顾瑾言此刻正在气头上,脱口便道:“把人打发回去,你家少奶奶好得很,哪里用得着什么医生。”
说完便低头作势又要接着吻,陆清越体内药效本就没消,又被吻了那么久呼吸不畅,此刻脑袋已经是昏昏沉沉晕的厉害,不知怎的一下就想起了之前在会所包厢被那个男人压着的情景,眼里的泪水毫无预兆地滚了下来。
一滴一滴的眼泪刚好落在顾瑾言掐着她下巴的手上,他蓦地停住动作,看着她眼角颊边静静淌下的眼泪,心口忽然一阵,继而发疼。
细密的刺痛一点点在心脏上蔓延开来,懊悔自己这是怎么了,明知她不舒服竟然还这样对她。
被怒火烧掉的理智慢慢回笼,他没再继续之前的动作,只是沉默着将她抱了起来。
见陆清越还想挣扎,便不温不火地吐出一句:“别再挑战我的耐心,再惹我生气你试试。”
说完就抱着她进了别墅大门。
陆清越靠在男人的怀里没再动,只是在被抱上二楼的时候抓了抓他的胳膊:“我累了,今晚想睡在客房。”

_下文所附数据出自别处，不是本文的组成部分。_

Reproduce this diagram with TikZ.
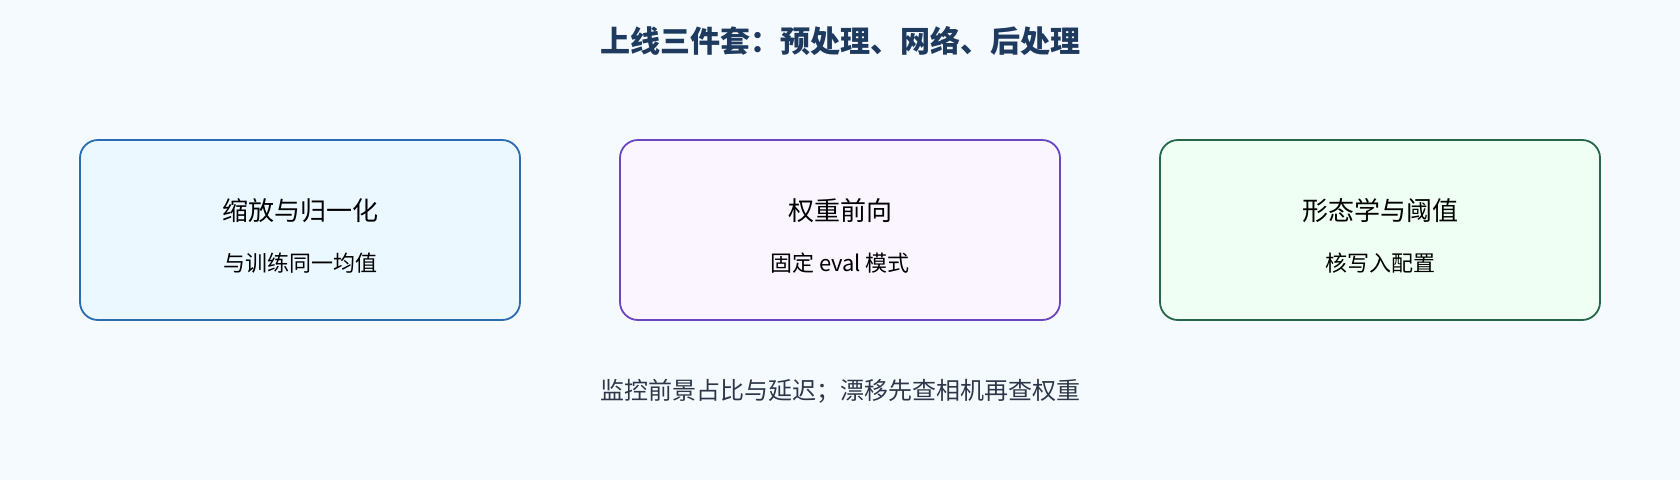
\documentclass[tikz,border=0pt]{standalone}
\usepackage{fontspec}
\setmainfont{Noto Sans CJK SC}
\usepackage{tikz}
\definecolor{bgpage}{HTML}{F5FAFF}
\definecolor{titlecol}{HTML}{1E3A5F}
\definecolor{footcol}{HTML}{2D3748}
\definecolor{preline}{HTML}{2B6CB0}
\definecolor{prefill}{HTML}{EBF8FF}
\definecolor{netline}{HTML}{6B46C1}
\definecolor{netfill}{HTML}{FAF5FF}
\definecolor{postline}{HTML}{276749}
\definecolor{postfill}{HTML}{F0FFF4}

\begin{document}
\begin{tikzpicture}
		[x=1pt,y=-1pt]
			\tikzstyle{stage}=[rectangle, draw, line width=1.8pt, rounded corners=18pt,
		minimum width=440pt, minimum height=180pt, inner sep=0pt]
			\tikzstyle{head}=[inner sep=0pt, font=\fontsize{26}{31}\selectfont]
			\tikzstyle{sub}=[inner sep=0pt, font=\fontsize{22}{27}\selectfont]
		\fill[bgpage] (0,0) rectangle (1680,480);
		\useasboundingbox (0,0) rectangle (1680,480);
		%-----title
		 \node[inner sep=0pt, text=titlecol, font=\fontsize{30}{35}\selectfont\bfseries]  (T) at (840,41) {上线三件套：预处理、网络、后处理};
		%-----stages
		 \node[stage, draw=preline, fill=prefill]  (PRE) at (300,230) {};
		 \node[stage, draw=netline, fill=netfill]  (NET) at (840,230) {};
		 \node[stage, draw=postline, fill=postfill]  (POST) at (1380,230) {};
		 \node[head]  (PREh) at (300,211) {缩放与归一化};
		 \node[sub]  (PREs) at (300,263) {与训练同一均值};
		 \node[head]  (NETh) at (840,211) {权重前向};
		 \node[sub]  (NETs) at (840,263) {固定 eval 模式};
		 \node[head]  (POSTh) at (1380,211) {形态学与阈值};
		 \node[sub]  (POSTs) at (1380,263) {核写入配置};
		%-----note
		 \node[inner sep=0pt, text=footcol, font=\fontsize{24}{29}\selectfont]  (N) at (840,391) {监控前景占比与延迟；漂移先查相机再查权重};
		\end{tikzpicture}
\end{document}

顾瑾言薄唇抿成一条直线,淡漠地道:“老婆被人下了药,身为丈夫怎么可能将你丢在客房不管”
他说话的时候没有看她,一脚踹开了卧室门径直走过去将她放到了床上。
陆清越下意识地往后退:“顾瑾言,你出去,让我自己睡觉行不行”
他双手撑着床面,视线平视着女人睫毛还沾着泪珠的眼睛和通红的脸蛋儿,喉咙一紧,他抬手扯松领带:“言责,你宁愿难受自己熬着,也不愿意让我碰你”
陆清越抿着唇,偏开自己的眼睛:“我已经没事了,也不难受了,不用你操心……啊!”
低叫一声,她连连往后退缩,但身后就是床头,她还是被男人过于强悍的身躯逼到了近前。
他双膝跪在床面,将她紧固在双腿中间,动作狂放地扯掉了领带,又一把扯开了衬衫的扣子,将衣服脱下直接甩到了地板上。
眼瞅着他的手指按开了腰带卡扣,陆清越只觉得自己的整个人乃至每一根神经末梢都战栗起来了。